Nexdoorganics - Brooklyn, NY
It did not take long to sell busy Brooklynites on Nextdoorganics, a subscription-based organic food service that Joshua Cook and Kris Schumacher founded in 2011. In fact, people were so drawn to the idea of having high-quality, hyper-locally sourced produce and dry goods delivered to their homes that the small start-up was operating at capacity soon after it started.
Cook admits that reaching capacity was an understandable dilemma. In the beginning, the business was operating under some pretty cramped conditions: first from a farmer's market, then from the back of Cook's car, and eventually from a shipping container in downtown Brooklyn. Following a couple more unconventional locations, in 2014 Nextdoorganics landed space in a 1,100-square-foot storefront in New York City’s Bedford-Stuyvesant neighborhood.

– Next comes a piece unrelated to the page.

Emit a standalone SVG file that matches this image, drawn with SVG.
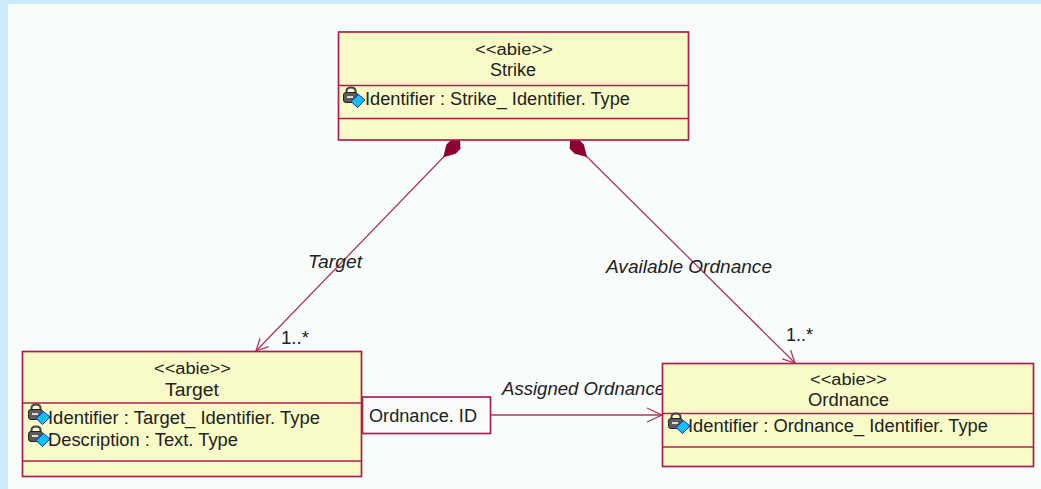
<svg xmlns="http://www.w3.org/2000/svg" width="1041" height="489" viewBox="0 0 1041 489">
<style>
text{font-family:"Liberation Sans",Arial,sans-serif;font-size:18px;fill:#222}
.i{font-style:italic}
.box{fill:#f8fbc8;stroke:#ad1f4c;stroke-width:1.700}
.div{stroke:#ad1f4c;stroke-width:1.400;fill:none}
.conn{stroke:#b3345c;stroke-width:1.300;fill:none}
.tag{fill:#f9fcfa;stroke:#ad1f4c;stroke-width:1.700}
.s{font-size:16px}
</style>
<defs>
<g id="attr">
<path d="M3.500 3V1Q3.500-2.500 8-2.500T12.500 1V3" fill="none" stroke="#444" stroke-width="2"/>
<rect x="0.500" y="2.500" width="14" height="10" rx="2.500" fill="#5c5c5c" stroke="#222" stroke-width="1"/>
<rect x="4" y="6" width="6" height="2" fill="#ddd"/>
<path d="M8 11.500L15.500 4.500L22 10L14.500 17.500Z" fill="#0fc0fb" stroke="#0b2fb0" stroke-width="1"/>
</g>
<marker id="open" viewBox="0 0 14 14" refX="13" refY="7" markerWidth="14" markerHeight="14" markerUnits="userSpaceOnUse" orient="auto">
<path d="M1 1L13 7L1 13" fill="none" stroke="#b3345c" stroke-width="1.300"/>
</marker>
<marker id="open-h" viewBox="0 0 17 18" refX="16" refY="9" markerWidth="17" markerHeight="18" markerUnits="userSpaceOnUse" orient="auto">
<path d="M1 2L16 9L1 16" fill="none" stroke="#b3345c" stroke-width="1.300"/>
</marker>
<marker id="diamond" viewBox="0 0 26 16" refX="1" refY="8" markerWidth="26" markerHeight="16" markerUnits="userSpaceOnUse" orient="auto">
<path d="M1 8L7 1.500H14L25 8L14 14.500H7Z" fill="#8e0233"/>
</marker>
</defs>
<rect width="1041" height="489" fill="#f8fcfa"/>
<rect width="1041" height="4" fill="#cdeafe"/>
<rect width="8" height="489" fill="#cdeafe"/>
<g id="connectors">
<line class="conn" x1="460" y1="140" x2="256" y2="351" marker-start="url(#diamond)" marker-end="url(#open)"/>
<line class="conn" x1="570" y1="140" x2="795" y2="363" marker-start="url(#diamond)" marker-end="url(#open)"/>
<line class="conn" x1="490" y1="415" x2="662" y2="415" marker-end="url(#open-h)"/>
<text class="i" x="308" y="268" textLength="54" lengthAdjust="spacingAndGlyphs">Target</text>
<text class="i" x="606" y="273" textLength="166" lengthAdjust="spacingAndGlyphs">Available Ordnance</text>
<text class="i" x="502" y="395" textLength="163" lengthAdjust="spacingAndGlyphs">Assigned Ordnance</text>
<text x="281" y="344" textLength="28" lengthAdjust="spacingAndGlyphs">1..*</text>
<text x="786" y="341" textLength="27" lengthAdjust="spacingAndGlyphs">1..*</text>
</g>
<g id="node-strike">
<rect class="box" x="338.500" y="32" width="350" height="108"/>
<path class="div" d="M338.500 85.500H688.500M338.500 118.500H688.500"/>
<text class="s" x="475" y="55" textLength="78" lengthAdjust="spacingAndGlyphs">&lt;&lt;abie&gt;&gt;</text>
<text x="490" y="76" textLength="46" lengthAdjust="spacingAndGlyphs">Strike</text>
<use href="#attr" x="343" y="90"/>
<text x="365" y="105" textLength="265" lengthAdjust="spacingAndGlyphs">Identifier : Strike_ Identifier. Type</text>
</g>
<g id="node-target">
<rect class="box" x="22.500" y="351.500" width="339" height="125"/>
<path class="div" d="M22.500 403H361.500M22.500 461H361.500"/>
<text class="s" x="154" y="374" textLength="77" lengthAdjust="spacingAndGlyphs">&lt;&lt;abie&gt;&gt;</text>
<text x="165" y="396" textLength="54" lengthAdjust="spacingAndGlyphs">Target</text>
<use href="#attr" x="28" y="407"/>
<text x="48" y="424" textLength="272" lengthAdjust="spacingAndGlyphs">Identifier : Target_ Identifier. Type</text>
<use href="#attr" x="28" y="429"/>
<text x="48" y="446" textLength="190" lengthAdjust="spacingAndGlyphs">Description : Text. Type</text>
</g>
<g id="node-ordnance">
<rect class="box" x="662.500" y="363.500" width="371" height="103"/>
<path class="div" d="M662.500 413.500H1033.500M662.500 447H1033.500"/>
<text class="s" x="810" y="385" textLength="77" lengthAdjust="spacingAndGlyphs">&lt;&lt;abie&gt;&gt;</text>
<text x="808" y="406" textLength="81" lengthAdjust="spacingAndGlyphs">Ordnance</text>
<use href="#attr" x="668" y="416"/>
<text x="688" y="432" textLength="300" lengthAdjust="spacingAndGlyphs">Identifier : Ordnance_ Identifier. Type</text>
</g>
<g id="tag-ordnance-id">
<rect class="tag" x="362.500" y="397" width="128" height="36.500"/>
<text x="369" y="422" textLength="108" lengthAdjust="spacingAndGlyphs">Ordnance. ID</text>
</g>
</svg>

The new location is expected to generate $1.3 million in revenue in 2015. At maximum capacity, the site offers the potential to generate between $3 million and $6 million in annual revenue. Growth has been brisk, due in large part to a $95,000 Community Advantage loan. The Small Business Administration's Community Advantage fund focuses on small businesses in underserved communities, with a goal of driving economic growth and creating jobs. The targeted program was launched in early 2011 and provides 7(a) loans up to $250,000 for business acquisitions, leasehold improvements, financing debt, equipment and working capital.
"Had we not gotten the loan, our growth would have been really hampered. We would have had to delay restructuring until we could grow from our cash flow," Cook says. The $95,000 loan is paying off high-interest debt that Nextdoorganics incurred when moving into an earlier location. It also supplied working capital to furnish the new location with equipment. Part of the loan was used to increase cold-storage capacity and enable meat storage, an investment that brought in new customers and increased orders from existing ones.

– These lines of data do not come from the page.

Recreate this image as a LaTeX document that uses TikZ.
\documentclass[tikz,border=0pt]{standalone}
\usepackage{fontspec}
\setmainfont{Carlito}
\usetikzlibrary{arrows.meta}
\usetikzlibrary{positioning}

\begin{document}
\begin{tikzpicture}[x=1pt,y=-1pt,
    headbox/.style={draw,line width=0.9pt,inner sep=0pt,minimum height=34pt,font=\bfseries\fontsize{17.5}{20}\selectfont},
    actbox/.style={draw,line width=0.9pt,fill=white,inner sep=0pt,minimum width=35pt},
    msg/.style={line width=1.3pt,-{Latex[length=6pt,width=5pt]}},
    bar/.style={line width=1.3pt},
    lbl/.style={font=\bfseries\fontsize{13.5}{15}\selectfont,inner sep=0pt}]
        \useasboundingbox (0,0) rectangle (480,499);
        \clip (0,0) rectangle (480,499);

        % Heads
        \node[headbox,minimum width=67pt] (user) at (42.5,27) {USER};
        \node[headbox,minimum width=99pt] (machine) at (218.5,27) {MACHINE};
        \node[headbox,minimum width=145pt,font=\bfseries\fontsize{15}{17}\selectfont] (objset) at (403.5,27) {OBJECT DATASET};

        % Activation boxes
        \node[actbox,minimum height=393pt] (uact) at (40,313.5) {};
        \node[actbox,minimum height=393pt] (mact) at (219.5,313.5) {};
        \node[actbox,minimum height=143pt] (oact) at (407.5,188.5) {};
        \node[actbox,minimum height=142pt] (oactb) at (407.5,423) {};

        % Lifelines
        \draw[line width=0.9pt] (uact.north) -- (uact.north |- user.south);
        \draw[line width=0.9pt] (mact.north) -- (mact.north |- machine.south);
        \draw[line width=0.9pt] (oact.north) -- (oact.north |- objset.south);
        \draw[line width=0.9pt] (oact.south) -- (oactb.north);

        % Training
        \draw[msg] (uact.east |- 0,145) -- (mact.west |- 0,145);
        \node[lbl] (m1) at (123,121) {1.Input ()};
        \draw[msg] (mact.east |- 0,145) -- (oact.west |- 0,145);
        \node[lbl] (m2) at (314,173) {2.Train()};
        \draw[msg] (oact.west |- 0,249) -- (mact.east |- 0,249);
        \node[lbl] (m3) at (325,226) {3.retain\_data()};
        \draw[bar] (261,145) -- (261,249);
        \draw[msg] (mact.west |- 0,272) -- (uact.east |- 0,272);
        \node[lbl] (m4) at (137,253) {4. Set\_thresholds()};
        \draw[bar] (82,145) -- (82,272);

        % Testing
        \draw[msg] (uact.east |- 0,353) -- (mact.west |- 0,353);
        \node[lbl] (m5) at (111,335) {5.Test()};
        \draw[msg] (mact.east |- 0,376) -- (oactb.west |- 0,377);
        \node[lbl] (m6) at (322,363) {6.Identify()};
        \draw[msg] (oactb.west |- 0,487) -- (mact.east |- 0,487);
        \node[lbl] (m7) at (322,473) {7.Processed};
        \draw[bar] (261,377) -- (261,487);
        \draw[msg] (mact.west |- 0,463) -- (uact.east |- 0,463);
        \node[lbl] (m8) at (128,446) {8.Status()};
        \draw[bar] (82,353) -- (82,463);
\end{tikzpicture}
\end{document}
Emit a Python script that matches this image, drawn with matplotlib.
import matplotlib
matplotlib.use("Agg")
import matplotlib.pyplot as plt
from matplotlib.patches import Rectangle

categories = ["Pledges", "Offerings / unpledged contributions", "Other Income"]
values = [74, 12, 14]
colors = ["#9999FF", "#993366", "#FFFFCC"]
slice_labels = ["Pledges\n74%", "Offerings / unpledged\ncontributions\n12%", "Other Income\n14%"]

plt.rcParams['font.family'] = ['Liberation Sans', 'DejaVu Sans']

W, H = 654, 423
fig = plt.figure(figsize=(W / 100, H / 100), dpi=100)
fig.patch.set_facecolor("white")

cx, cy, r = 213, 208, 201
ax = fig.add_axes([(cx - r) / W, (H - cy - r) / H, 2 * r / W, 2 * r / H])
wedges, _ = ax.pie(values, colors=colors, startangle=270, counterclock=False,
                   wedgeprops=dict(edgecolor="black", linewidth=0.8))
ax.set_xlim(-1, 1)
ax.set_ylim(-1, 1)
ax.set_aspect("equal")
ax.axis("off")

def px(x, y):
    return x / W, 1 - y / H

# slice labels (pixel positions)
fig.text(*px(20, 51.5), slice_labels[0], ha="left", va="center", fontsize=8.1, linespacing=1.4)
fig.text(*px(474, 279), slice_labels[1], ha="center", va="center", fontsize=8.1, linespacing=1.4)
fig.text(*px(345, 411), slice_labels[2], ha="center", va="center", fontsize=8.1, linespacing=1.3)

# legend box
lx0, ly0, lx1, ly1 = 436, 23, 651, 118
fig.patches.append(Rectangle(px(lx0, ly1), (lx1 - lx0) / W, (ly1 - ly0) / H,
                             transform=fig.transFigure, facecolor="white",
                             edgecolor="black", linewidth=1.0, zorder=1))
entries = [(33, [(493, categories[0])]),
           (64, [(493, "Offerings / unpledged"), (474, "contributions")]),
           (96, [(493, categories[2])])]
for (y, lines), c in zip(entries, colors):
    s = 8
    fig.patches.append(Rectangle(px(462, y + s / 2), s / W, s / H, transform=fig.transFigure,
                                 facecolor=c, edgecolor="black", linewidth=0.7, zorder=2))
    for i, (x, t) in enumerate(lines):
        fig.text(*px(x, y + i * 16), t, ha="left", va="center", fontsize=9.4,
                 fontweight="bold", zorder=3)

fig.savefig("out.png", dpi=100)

Nextdoorganics, with 1,150 members, fills 500 orders a week with an average value of $35. Its mission outlines a lofty goal of replacing the industrial food system by supporting and purchasing goods from start-up farmers and food banks. As such, the company sources hyper-local produce, meats, seafood, and dry goods from 100 local farmers and small-batch manufacturers whose innovative techniques include hydroponics, foraging for mushrooms, and other sustainable methods.
One critical component of the business model is developing long-term, continuous relationships with customers. Today, 60 percent of Nextdoorganics' members have placed orders for at least six months on a twice-monthly basis. Many customers subscribe to the company’s popular home-delivery service.
Dave Hanold, vice president of The 504 Company, says "Nextdoorganics aligns perfectly with the goals of the Community Advantage program, which calls for creating jobs in low- to moderate-income neighborhoods." The company now employs seven full-time food packers, van drivers and cargo-bike drivers, and operates a small, walk-in retail component.
"Their recently established food hub in Bedford-Stuyvesant is becoming a center for their customers, delivery employees, and on-site staff as they organize and distribute locally sourced food," Hanold says. "Further, the company's application demonstrated solid growth trends, while still being an early-stage company that would have trouble accessing traditional bank financing."
Cook and Schumacher recently began a round of seed-level, or "angel capital," funding to buy more efficient technology and help drive the opening of three new Nextdoorganics food hubs in Manhattan and Queens. The partners are also eyeing Washington, D.C. and Boston, Mass., as future locations.